California Today: Los Angeles’s New Superintendent on the Challenges Faced by Schools

May 02, 2018 · 10 comments
Michael H. (Alameda, California)
There are achievement gaps between all groups of students, when defined by race. Asian-American students consistently out achieve white students. White students out achieve African-American students by about a standard deviation. That has remained true for the past forty years, and the gap is frankly huge. We are also told that there are no intelligence differences based on race. My experience with teachers is that they are not racists. In any case, you can't teach this group of students one way, and that group of students some other (racist?) way, in the same classroom, at the same time. https://www.jbhe.com/2018/02/the-racial-gap-in-advancement-placement-tes... The evidence indicates that achievement in school is primarily influenced by the families of the students. Expecting a new superintendent of schools to solve a nationwide problem is asking too much of that person. Apparently the school board (elected) thinks that the district's most pressing problems are financial. God bless the teachers and the children they work with.
M.F. (Los Angeles, California)
Another rotten choice for school superintendent. When are we going to have educators run the district, not politicians or investment bankers?
DoYouSeaMeNow (YesICanSeaYouNow)
Because all they know how to do is throw money at the problem. They don't want solutions like getting rid of onsite administrators and unions. That would be too logical. Let them continue to blame and get rid of the good teachers, because it's not about educating people, it's about maintaining the status quo.
John Doe (Johnstown)
This is a great day for me sitting here very early in the morning in my shabby little East Los Angeles public school classroom reading the paper before the kids get here from the surrounding barrios that we'll all soon be having the pleasure of a wealthy investment banker to be looking up to for spiritual guidance and leadership as our new superintendent and visionary.

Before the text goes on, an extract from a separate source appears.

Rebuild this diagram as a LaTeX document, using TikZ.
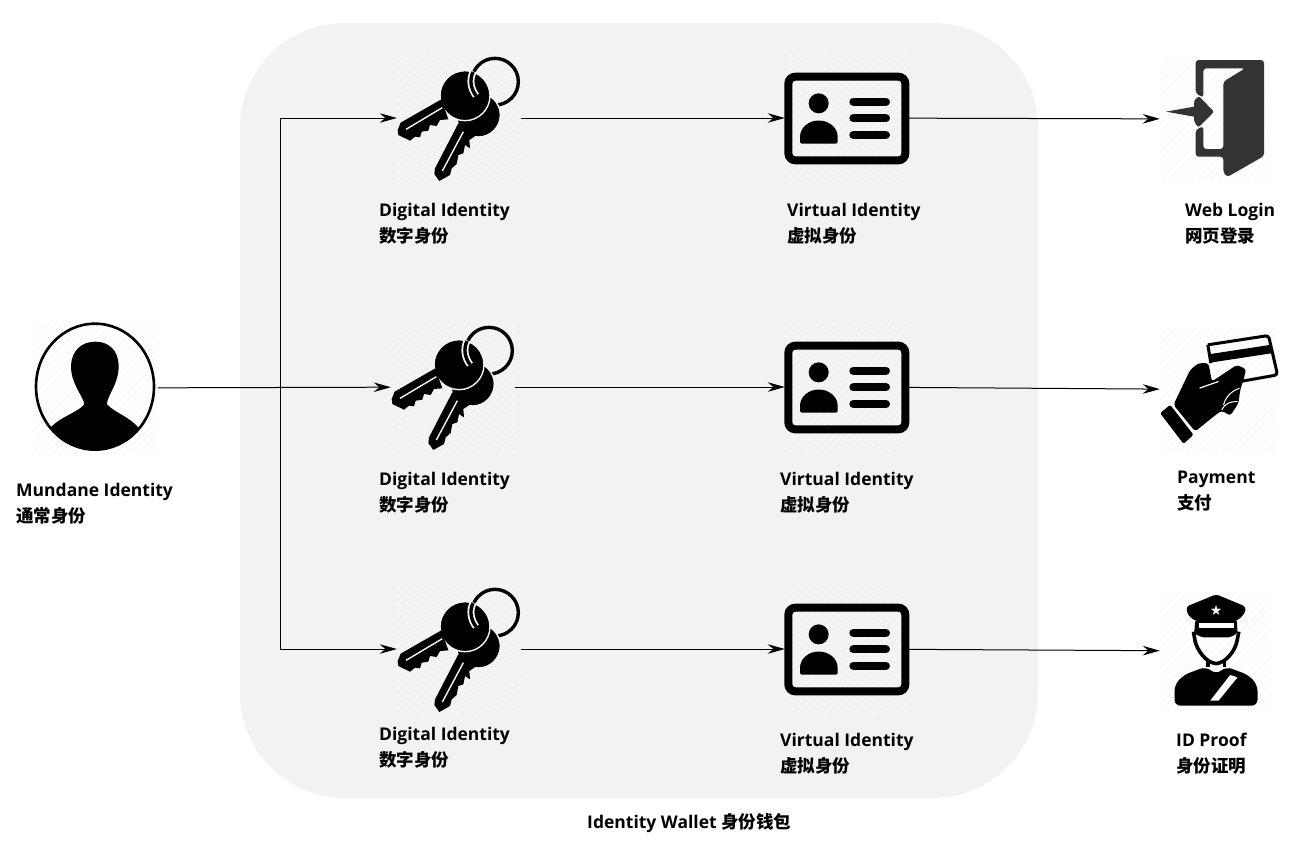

The intersection of Wall Street with Cesar Chavez Avenue ought to be an interesting place to be waiting to catch a bus out of town.
Jordan Horowitz (Long Beach, CA)
Beutner is a CONVENTIONAL choice for LAUSD, not unconventional. This school district has always believed they need a business executive or politico to run the district and not someone with education experience.
Owen Lŵc (Culver City)
Today's NYT ”California Today” contained several education articles, including this one published by the Atlantic, ”Schools in the University of California system are doing significantly better than other four-year institutions in the U.S. in graduating low-income students…” I’m convinced, and evidence-based, peer-reviewed studies show, investments and improvements in education benefit both individuals and society now and far into the future. Among the best investments a nation can make. Parents, educators, and students know this; they live this truth day in and day out. Many governments and polititions know this too. Unfortunately, due to past decisions, economic forces, and deference to non-aligned political interests, many states and districts find themselves backed into corners with few alternatives for improvement. To that I say the past is past, your institutions broke it, your institutions can fix it. It’s our responsibility to nominate, elect, and support a slate of new leaders with fresh, can-do approach to restoring, and improving education, with an equal emphasis on 1) reaching all students today, rich and poor, fortunate, and unfortunate, and 2) securing our nation’s prosperity, growth, technology edge, and leadership among nations far into the future—that bight shining, sometimes elusive, beacon we all believe is essential to the American fabric. --OWL, Culver City.
Matthew (CA)
I just moved here from NJ where I taught in the public schools for 14 years. It takes months just to get credentials reviewed here. The schools are not offering a lot of the advanced and creative coursework that was provided in NJ. Per pupil spending in NJ was $19k in CA it is $9k.
foogoo (Laguna Nigel, CA)
Yo Matthew, I've been living here forever with stints in NY (PS, Universities), S. Carolina and N.Carolina, Hawaii (USMC), FLA (parents business move), etc. And so, I wouldn't want to be a resident and homeowner of any other state. The beauty of the landscape (recognizing the constant pressures of the private sector to exploit that which even nourishes their own psyches), the weather, alone, is enough to extract anyone from an in-your-face winter ice and snow nightmare as well as a compromised environment by those who only see profit in one's living space. So, the writing is on the wall. If you have a gripe with educational expenditures by all means, get involved in your community and run for a school board seat. That, would certainly put the status quo on notice.
John Doe (Johnstown)
Even with a license and a degree in architecture and twenty years of practice, it still took me five more years to get a teaching credential here. This state has no idea what they're doing with regard to teaching kids anything they can use.
Blair (Los Angeles)
Did your NJ district have the same percentage of ESL and impoverished pupils as Los Angeles?